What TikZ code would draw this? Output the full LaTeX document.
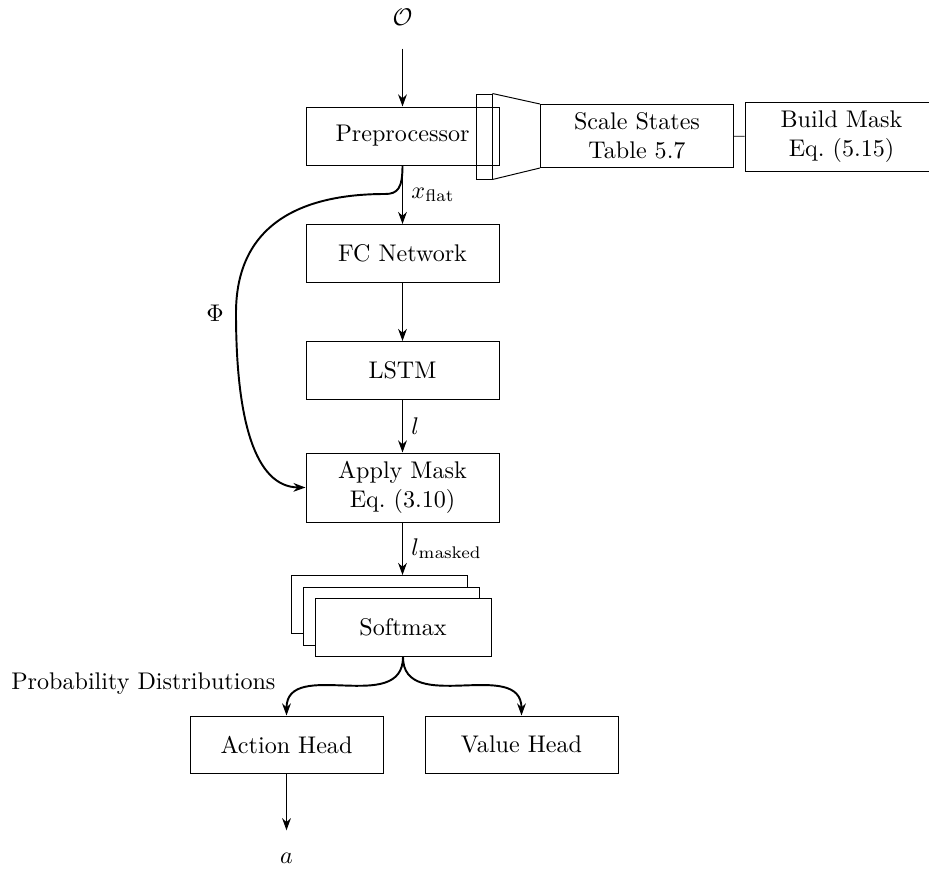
\documentclass[tikz,border=0pt]{standalone}
\usetikzlibrary{arrows.meta}
\def\px{0.415pt}
\begin{document}
\begin{tikzpicture}[x=\px,y=-\px,
  box/.style={draw, fill=white, align=center, inner sep=0pt,
    minimum width=193*\px, minimum height=58*\px},
  layer/.style={box, minimum width=176*\px, minimum height=58*\px},
  flow/.style={-{Stealth[length=5pt, width=3.6pt, inset=1.6pt]}, thick}]
\clip (0,0) rectangle (929,871);

% main column
\node (obs) at (402.5,17) {$\mathcal{O}$};
\node[box] (pre) at (402.5,136) {Preprocessor};
\node[box] (fc) at (402.5,253.5) {FC Network};
\node[box] (lstm) at (402.5,370.5) {LSTM};
\node[box, minimum height=69*\px] (apply) at (402.5,487.5) {Apply Mask\\Eq.~(3.10)};

% stacked softmax layers
\node[layer] (smback) at (379.5,604.5) {};
\node[layer] (smmid) at (391,616) {};
\node[layer] (sm) at (403,627.5) {Softmax};

% heads
\node[box, minimum height=57*\px] (action) at (286.5,744.5) {Action Head};
\node[box, minimum height=57*\px] (value) at (521.5,744.5) {Value Head};
\node (act) at (286.5,858) {$a$};

% magnified preprocessor stage
\node[box, minimum height=63*\px] (scale) at (637,136) {Scale States\\Table 5.7};
\node[box, minimum height=69*\px] (build) at (841.5,136.5) {Build Mask\\Eq.~(5.15)};
\node[draw, inner sep=0pt, minimum width=16*\px, minimum height=85*\px] (zoomwin) at (484,136.5) {};
\draw (zoomwin.north east) -- (scale.north west);
\draw (zoomwin.south east) -- (scale.south west);
\draw (scale) -- (build);

% connectors
\draw[flow, shorten <=15*\px] (obs) -- (pre);
\draw[flow] (pre) -- node[right] {$x_{\mathrm{flat}}$} (fc);
\draw[flow] (fc) -- (lstm);
\draw[flow] (lstm) -- node[right] {$l$} (apply);
\coordinate (smin) at (apply.south |- smback.north);
\draw[flow] (apply) -- node[right] {$l_{\mathrm{masked}}$} (smin);

\draw[flow] (pre.south) .. controls (402.5,188) and (398,194) .. (385,194)
  .. controls (300,194) and (236,225) .. (236,313)
  .. controls (236,420) and (255,487) .. (apply.west);
\node (phi) at (215,313) {$\Phi$};

\draw[flow] (sm.south) .. controls (403,716) and (286.5,657) .. (action.north);
\draw[flow] (sm.south) .. controls (403,716) and (521.5,657) .. (value.north);
\node[anchor=east] (prob) at (284,684) {Probability Distributions};
\draw[flow, shorten >=14*\px] (action) -- (act);
\end{tikzpicture}
\end{document}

Task instructions
Copy the material above in full and exactly, skipping pictures.

Response below
What TikZ code would draw this? Output the full LaTeX document.
\documentclass[tikz,border=0pt]{standalone}
\usetikzlibrary{arrows.meta}
\def\px{0.415pt}
\begin{document}
\begin{tikzpicture}[x=\px,y=-\px,
  box/.style={draw, fill=white, align=center, inner sep=0pt,
    minimum width=193*\px, minimum height=58*\px},
  layer/.style={box, minimum width=176*\px, minimum height=58*\px},
  flow/.style={-{Stealth[length=5pt, width=3.6pt, inset=1.6pt]}, thick}]
\clip (0,0) rectangle (929,871);

% main column
\node (obs) at (402.5,17) {$\mathcal{O}$};
\node[box] (pre) at (402.5,136) {Preprocessor};
\node[box] (fc) at (402.5,253.5) {FC Network};
\node[box] (lstm) at (402.5,370.5) {LSTM};
\node[box, minimum height=69*\px] (apply) at (402.5,487.5) {Apply Mask\\Eq.~(3.10)};

% stacked softmax layers
\node[layer] (smback) at (379.5,604.5) {};
\node[layer] (smmid) at (391,616) {};
\node[layer] (sm) at (403,627.5) {Softmax};

% heads
\node[box, minimum height=57*\px] (action) at (286.5,744.5) {Action Head};
\node[box, minimum height=57*\px] (value) at (521.5,744.5) {Value Head};
\node (act) at (286.5,858) {$a$};

% magnified preprocessor stage
\node[box, minimum height=63*\px] (scale) at (637,136) {Scale States\\Table 5.7};
\node[box, minimum height=69*\px] (build) at (841.5,136.5) {Build Mask\\Eq.~(5.15)};
\node[draw, inner sep=0pt, minimum width=16*\px, minimum height=85*\px] (zoomwin) at (484,136.5) {};
\draw (zoomwin.north east) -- (scale.north west);
\draw (zoomwin.south east) -- (scale.south west);
\draw (scale) -- (build);

% connectors
\draw[flow, shorten <=15*\px] (obs) -- (pre);
\draw[flow] (pre) -- node[right] {$x_{\mathrm{flat}}$} (fc);
\draw[flow] (fc) -- (lstm);
\draw[flow] (lstm) -- node[right] {$l$} (apply);
\coordinate (smin) at (apply.south |- smback.north);
\draw[flow] (apply) -- node[right] {$l_{\mathrm{masked}}$} (smin);

\draw[flow] (pre.south) .. controls (402.5,188) and (398,194) .. (385,194)
  .. controls (300,194) and (236,225) .. (236,313)
  .. controls (236,420) and (255,487) .. (apply.west);
\node (phi) at (215,313) {$\Phi$};

\draw[flow] (sm.south) .. controls (403,716) and (286.5,657) .. (action.north);
\draw[flow] (sm.south) .. controls (403,716) and (521.5,657) .. (value.north);
\node[anchor=east] (prob) at (284,684) {Probability Distributions};
\draw[flow, shorten >=14*\px] (action) -- (act);
\end{tikzpicture}
\end{document}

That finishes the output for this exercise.